14 septembre > Roman policier France > Brigitte Aubert

On se souvient que dans Sodome et Gomorrhe, Jupien, le prolo viril et sans scrupule, après avoir séduit Charlus, s’établit tenancier d’un bordel pour hommes, dont le très aristocratique baron sera l’un des clients assidus. Proust lui-même, sait-on, voyeur à la sexualité compliquée, ne dédaignait pas ce genre de plaisirs, ne serait-ce que pour "se documenter" et nourrir sa Recherche du temps perdu.

A l’évidence, Brigitte Aubert s’est inspirée de cette histoire, et "Monsieur Marcel", ami d’Albert Péclas, un curieux bonhomme, médecin légiste le jour, magicien de cabaret la nuit, "inverti" notoire et amant de Nijinski, est l’un des personnages qui passent dans son roman, et au Cercle des amis de l’art, le club masculin très chic de M. Alfred, près du Palais-Royal. Comme tout le gratin "gay" de la Belle Epoque : Mayol, le prince Youssoupov, Cocteau, Gide (qui ne prisait guère ce genre d’endroits)… Il y a même une scène de cocktail, désopilante, où Proust se moque de Loti, paradant en grand uniforme de marin et fardé comme une bayadère.

Tout cela compose la toile de fond des Mémoires secrets d’un valet de cœur, un roman policier totalement décalé, très original et parfaitement réjouissant. Le héros, le narrateur, André dit "la Grande Dédée", qui écrit ses Mémoires à 80 ans sonnés, est né en 1890, dans une famille misérable. Très tôt, il a commencé à vivre de ses charmes, et est entré à 15 ans chez M. Alfred, dont il est vite devenu l’un des fleurons. Travesti, comme ses congénères, Pierrette, Lolo, la Badigeon, Olga et les autres : "femmes nous voulions être, hommes nous étions", dit-il, et plutôt heureux de son sort. "Longtemps, je me suis couché de bonheur", s’amuse-t-il.

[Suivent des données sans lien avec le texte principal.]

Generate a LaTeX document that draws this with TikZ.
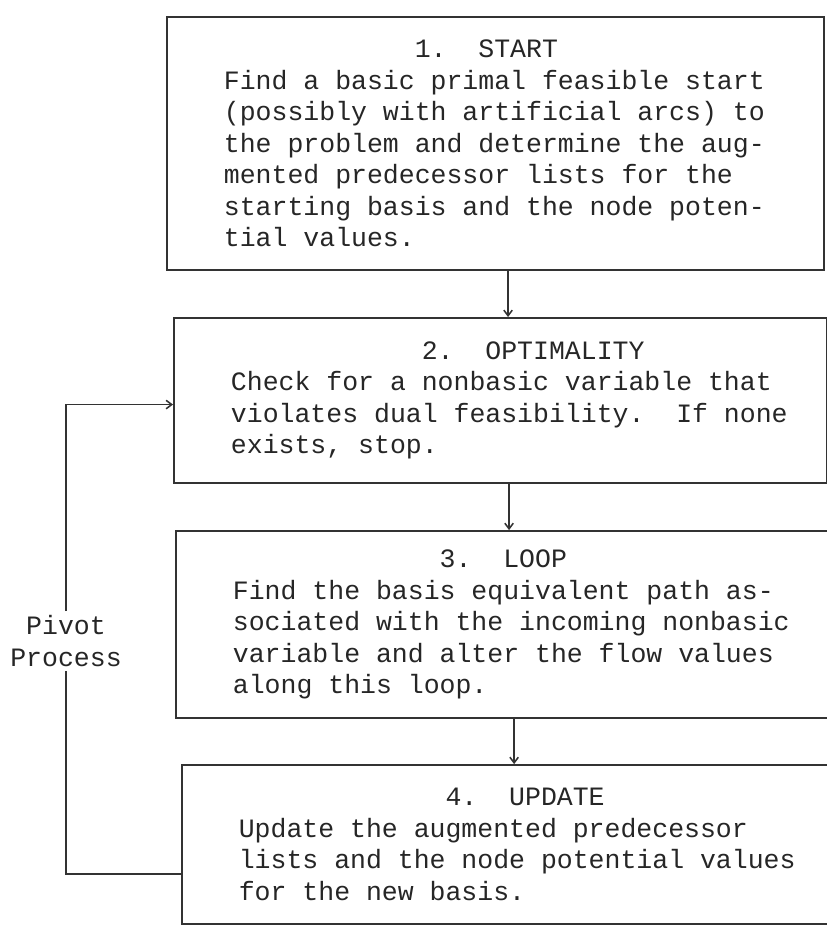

Oui mais voilà, un tueur séquentiel digne de Jack l’Eventreur se met à assassiner les garçons-filles, y compris dans les murs de l’hôtel Solignac, où Dédée officie. Fascinée par les faits divers, les méthodes d’investigation scientifique en plein essor (dans une autre vie, elle aurait rêvé d’être policier), elle va prêter main-forte au commissaire Langlois (dit Chacha, par ailleurs l’une de ses pratiques régulières) et au docteur Péclas, pour coincer le meurtrier barbare.

L’intrigue policière est sanglante à souhait, riche en rebondissements, mais l’essentiel n’est pas là. Il réside dans le personnage, "une femme avec un pénis", son style et son franc-parler, et dans le contexte. On espère que Brigitte Aubert, star du polar made in France, va vite récidiver. J.-C. P.